USERRA, which applies to all U.S. employers regardless of size, guarantees job reinstatement to employees who have informed their employer of their deployment notice prior to taking military leave, have served under honorable conditions, and have timely requested reemployment. Pennsylvania employers must also comply with the requirements of PMAA, which does not require an employee to provide notice before taking leave. If the PMAA conditions are satisfied by the employee, an employer is required to reemploy the individual upon his or her return, unless the employer can show that changed circumstances have made it impossible or unreasonable to do so.
While USERRA entitles successful plaintiffs to reinstatement and lost pay and benefits, PMAA does not provide for economic recovery. Furthermore, neither USERRA nor PMAA entitle the plaintiff to recover for noneconomic or punitive damages such as the emotional distress, humiliation, and embarrassment that Hamovitz claimed he suffered when the Defendants failed to rehire him.

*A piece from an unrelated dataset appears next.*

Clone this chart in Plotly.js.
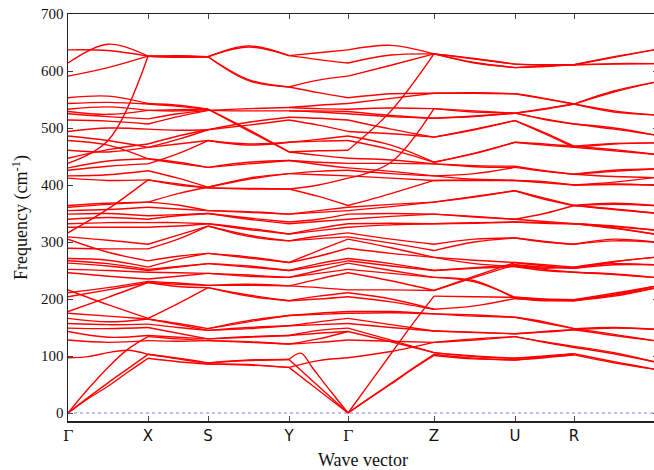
<!DOCTYPE html>
<html><head><meta charset="utf-8">
<script src="https://cdn.plot.ly/plotly-3.0.1.min.js"></script>
<style>html,body{margin:0;padding:0;overflow:hidden;background:#fff;width:654px;height:470px}</style>
</head><body><div id="chart"></div>
<script>
const kLabels = ['Γ','X','S','Y','Γ','Z','U','R','T'];
const kDist = [0,80,140,221,280,366,447,506,586];
const yTicks = [0,100,200,300,400,500,600,700];

// each curve: frequencies sampled evenly along the segment
const seg1 = [[0,25,47,72,96],[0,27,53,78,103],[0,42,80,112,134],[97,99,106,110,103],[128,124,127],[143,133,136],[149,148,150],[157,155,156],[166,160,165],[175,170,165],[178,203,229],[204,216,229],[211,220,231],[216,190,166],
[246,240,235],[252,250,247],[263,258,250],[267,262,252],[271,268,256],[289,288,288],[305,282,267],[309,303,296],[316,358,409],[326,326,326],[332,334,334],[340,343,340],[349,350,346],[355,357,361],[361,366,370],[364,368,370],
[412,408,409],[416,418,425],[426,433,437],[430,442,446],[438,478,626],[447,462,472],[461,458,466],[478,470,446],[486,478,466],[494,500,498],[514,512,507],[525,520,516],[529,524,531],[533,537,531],[543,545,542],[553,556,543],[591,606,626],[614,647,626],[637,636,626]];

const seg2 = [[96,90,86],[103,95,86],[103,96,88],[127,126,127],[134,130,127],[136,133,130],[150,140,130],[156,150,145],[165,155,145],[165,157,148],[166,192,220],[229,222,220],[229,226,224],[231,228,224],[235,240,245],[247,246,245],[250,256,262],[252,257,262],[256,270,280],[267,275,280],[288,305,328],[296,312,328],[326,328,332],[334,334,332],[340,346,350],[346,348,350],[361,358,355],[370,365,355],[370,385,396],[409,402,395],[409,400,395],[425,412,396],[437,455,478],[446,440,431],[446,438,431],[466,472,478],[466,480,497],[472,486,497],[498,496,497],[507,520,531],[516,525,531],[531,532,533],[531,530,533],[542,538,533],[543,540,533],[626,627,625],[626,626,625],[626,625,625],[626,624,625]];

const seg3 = [[86,84,80],[86,85,80],[88,92,94],[88,93,94],[127,125,121],[127,124,121],[130,133,136],[130,134,136],[145,150,153],[145,148,153],[148,160,171],[148,162,171],[220,205,197],[220,207,197],[224,224,223],[224,226,223],[245,240,238],[245,242,238],[262,258,250],[262,256,250],[280,272,264],[280,274,264],[328,312,302],[328,310,302],[332,322,314],[332,324,314],[350,340,332],[350,342,335],[355,352,349],[355,353,349],[395,394,393],[395,393,393],[396,410,420],[396,412,420],[431,440,443],[431,437,443],[478,470,475],[478,472,475],[497,505,514],[497,510,519],[531,530,530],[531,534,536],[533,495,458],[533,497,458],[625,644,627],[625,642,627],[625,585,572],[625,583,572]];

const seg4 = [[94,105,79,52,26,0],[94,47,0],[80,40,0],[80,92,97],[121,124,128],[121,130,143],[136,140,143],[136,145,149],[153,155,157],[153,160,166],[171,173,175],[171,175,178],[197,200,204],[197,205,211],[223,220,216],[223,235,246],[238,245,252],[238,250,263],[250,258,267],[250,262,271],[264,275,289],[264,285,305],[302,306,309],[302,310,316],[314,320,326],[314,324,332],[332,336,340],[335,340,349],[349,352,355],[349,355,361],[393,380,364],[393,400,412],[420,418,416],[420,424,426],[443,436,430],[443,440,438],[458,452,447],[458,460,461],[475,477,478],[475,480,486],[514,505,494],[519,517,514],[530,528,525],[530,530,529],[536,534,533],[536,540,543],[572,562,553],[572,584,591],[627,620,614],[627,632,637]];

const seg5 = [[0,26,52,78,103],[0,26,51,77,101],[0,52,104,156,205],[97,108,124],[128,126,124],[143,125,106],[149,128,106],[157,150,144],[166,155,144],[175,176,174],[178,178,174],[204,195,182],[211,200,182],[216,216,215],[246,232,215],[252,245,238],[263,250,238],[267,258,250],[271,262,250],[289,280,273],[305,290,273],[309,298,285],[316,305,296],[326,330,332],[332,333,332],[340,345,349],[349,350,349],[355,362,370],[361,366,370],[364,385,408],[412,440,534],[416,412,408],[426,420,416],[430,424,416],[438,438,437],[447,444,437],[478,462,440],[486,470,440],[494,490,484],[461,530,630],[514,498,484],[525,520,517],[529,522,517],[533,535,534],[543,552,561],[553,560,561],[591,610,630],[614,628,630],[637,645,630]];

const seg6 = [[630,622,612],[630,621,612],[630,615,606],[630,614,606],[561,562,560],[561,561,560],[534,530,526],[534,528,526],[517,520,526],[517,521,526],[484,498,513],[484,497,513],[440,455,475],[440,456,475],[437,434,433],[437,432,431],[416,420,431],[416,410,408],[408,408,408],[408,409,408],[370,380,390],[370,379,390],[349,345,340],[349,344,340],[332,334,335],[332,333,335],[296,305,307],[285,300,307],[273,268,264],[273,262,257],[250,255,260],[250,254,257],[215,240,264],[215,238,260],[238,230,203],[238,232,201],[205,204,203],[182,188,201],[174,172,168],[174,170,168],[144,142,139],[144,141,139],[124,128,134],[124,130,134],[106,100,96],[106,99,96],[103,96,93],[101,95,93]];

const seg7 = [[612,610,611],[612,611,611],[606,608,611],[606,609,611],[560,552,542],[560,551,542],[526,534,542],[526,533,542],[526,516,507],[526,515,507],[513,490,466],[513,492,468],[475,470,466],[475,472,468],[433,425,419],[431,424,419],[408,404,400],[408,406,400],[390,375,364],[390,377,364],[340,350,364],[340,336,332],[335,333,332],[335,334,332],[307,300,296],[307,301,296],[264,260,256],[264,258,254],[260,256,254],[260,252,247],[257,254,256],[257,250,247],[203,200,199],[203,199,199],[201,198,197],[201,197,197],[168,160,148],[168,158,148],[139,143,146],[139,142,146],[134,125,117],[134,124,115],[96,100,104],[96,99,104],[93,98,102],[93,97,102]];

const seg8 = [[611,625,637],[611,624,637],[611,612,613],[611,613,613],[542,565,580],[542,563,580],[542,528,523],[542,530,523],[507,500,488],[507,498,488],[466,472,474],[468,473,474],[466,460,454],[468,462,454],[419,426,428],[419,424,428],[419,415,413],[400,402,400],[400,401,400],[400,405,413],[364,368,364],[364,366,364],[364,357,351],[364,358,351],[332,328,321],[332,327,321],[332,325,314],[332,324,314],[296,305,300],[296,302,300],[256,262,260],[254,260,260],[254,265,273],[256,266,273],[247,244,238],[247,243,238],[199,210,222],[199,208,222],[197,207,219],[197,205,219],[148,150,147],[146,149,147],[148,138,127],[146,136,127],[117,106,90],[115,104,90],[104,90,77],[102,88,77]];

const segments = [seg1,seg2,seg3,seg4,seg5,seg6,seg7,seg8];
const xs = [], ys = [];
segments.forEach((seg, i) => {
  const a = kDist[i], b = kDist[i+1];
  seg.forEach(c => {
    const n = c.length;
    c.forEach((v, j) => { xs.push(a + (b - a) * j / (n - 1)); ys.push(v); });
    xs.push(null); ys.push(null);
  });
});

// Γ drawn in a serif face via annotations; the other labels stay sans-serif tick labels
const sansVals = [], sansText = [], gammaAnn = [];
kLabels.forEach((l, i) => {
  if (l === 'Γ') {
    gammaAnn.push({x: kDist[i], xref: 'x', y: 0, yref: 'paper', yanchor: 'top', yshift: -4,
      text: l, showarrow: false, font: {family: 'DejaVu Serif', size: 15, color: '#111'}});
  } else { sansVals.push(kDist[i]); sansText.push(l); }
});

const trace = {x: xs, y: ys, mode: 'lines', line: {color: '#ff0000', width: 1.4, shape: 'spline', smoothing: 1}, connectgaps: false, hoverinfo: 'skip', showlegend: false};

const layout = {
  width: 658, height: 470,
  margin: {l: 68, r: 0, t: 14, b: 49, pad: 0},
  paper_bgcolor: '#fff', plot_bgcolor: '#fff',
  showlegend: false,
  xaxis: {range: [0, 590], tickmode: 'array', tickvals: sansVals, ticktext: sansText,
    ticks: 'inside', ticklen: 5, tickwidth: 1, tickcolor: '#444',
    showline: true, linecolor: '#222', linewidth: 1.5, mirror: 'ticks',
    showgrid: false, zeroline: false,
    tickfont: {family: 'DejaVu Sans', size: 15, color: '#111'},
    title: {text: 'Wave vector', font: {family: 'Liberation Serif', size: 18, color: '#111'}, standoff: 12}},
  xaxis2: {range: [0, 590], overlaying: 'x', side: 'bottom', anchor: 'y', tickmode: 'array',
    tickvals: [kDist[0], kDist[4]], ticktext: ['', ''], showticklabels: false,
    ticks: 'inside', ticklen: 5, tickwidth: 1, tickcolor: '#444', mirror: 'ticks',
    showline: false, showgrid: false, zeroline: false},
  yaxis: {range: [-14, 700], tickmode: 'array', tickvals: yTicks,
    ticks: 'inside', ticklen: 5, tickwidth: 1, tickcolor: '#444',
    showline: true, linecolor: '#222', linewidth: 1.5, mirror: 'ticks',
    showgrid: false, zeroline: false,
    tickfont: {family: 'Liberation Serif', size: 15, color: '#111'},
    title: {text: 'Frequency (cm<sup>-1</sup>)', font: {family: 'Liberation Serif', size: 18, color: '#111'}, standoff: 8}},
  annotations: gammaAnn,
  shapes: [{type: 'line', xref: 'paper', x0: 0, x1: 1, yref: 'y', y0: 0, y1: 0,
    line: {color: 'rgba(90,90,255,0.8)', width: 1, dash: 'dot'}}]
};

const tickHolder = {x: [kDist[0], kDist[4]], y: [null, null], xaxis: 'x2', yaxis: 'y', mode: 'lines', hoverinfo: 'skip', showlegend: false};

Plotly.newPlot('chart', [trace, tickHolder], layout, {staticPlot: true, displayModeBar: false});
</script></body></html>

For that reason, U.S. District Judge Terrence F. McVerry ruled that the Plaintiff was permitted to pursue punitive damages under a common law wrongful discharge claim while concurrently pursuing claims under USERRA and PMAA.
In his own words, Judge McVerry held that “[a]lthough plaintiff could be reinstated and recover lost pay and benefits if he successfully proves his USERRA claims, there does not appear to be any statutory basis to compensate plaintiff for any noneconomic damages and emotional losses which may have resulted from defendants’ alleged wrongful refusal to hire him or for a full range of punitive damages.” He then added that “in light of the plain language of USERRA, the court finds and rules that plaintiff’s remedies under USERRA do not appear to be exclusive.”
The general rule in Pennsylvania has been that an at-will employee has no cause of action against an employer for termination of employment or “wrongful discharge.” Over the years, however, a number of exceptions to this rule have been recognized, but only in the most limited of circumstances where discharges of at-will employees would threaten clear mandates of public policy. Clay v. Advanced Computer Applications, Inc., 559 A.2d 917, 918 (Pa. Super. 1989). By permitting the Plaintiff in Hamovitz to pursue concurrent claims under USERRA and a common law wrongful discharge claim, Judge McVerry and the U.S. District Court for the Western District of Pennsylvania appear to have carved out a new exception to the Pennsylvania at-will doctrine involving an employer’s refusal to reinstate an employee returning from military leave.
In light of this decision, Pennsylvania employers should be aware that the scope of the common law wrongful discharge claim has been expanded to include claims for “failure to hire” with respect to an employee returning home from military leave. Furthermore, the potential recovery amount has substantially increased for an employee claiming that his or her rights under USERRA and/or PMAAhave been violated.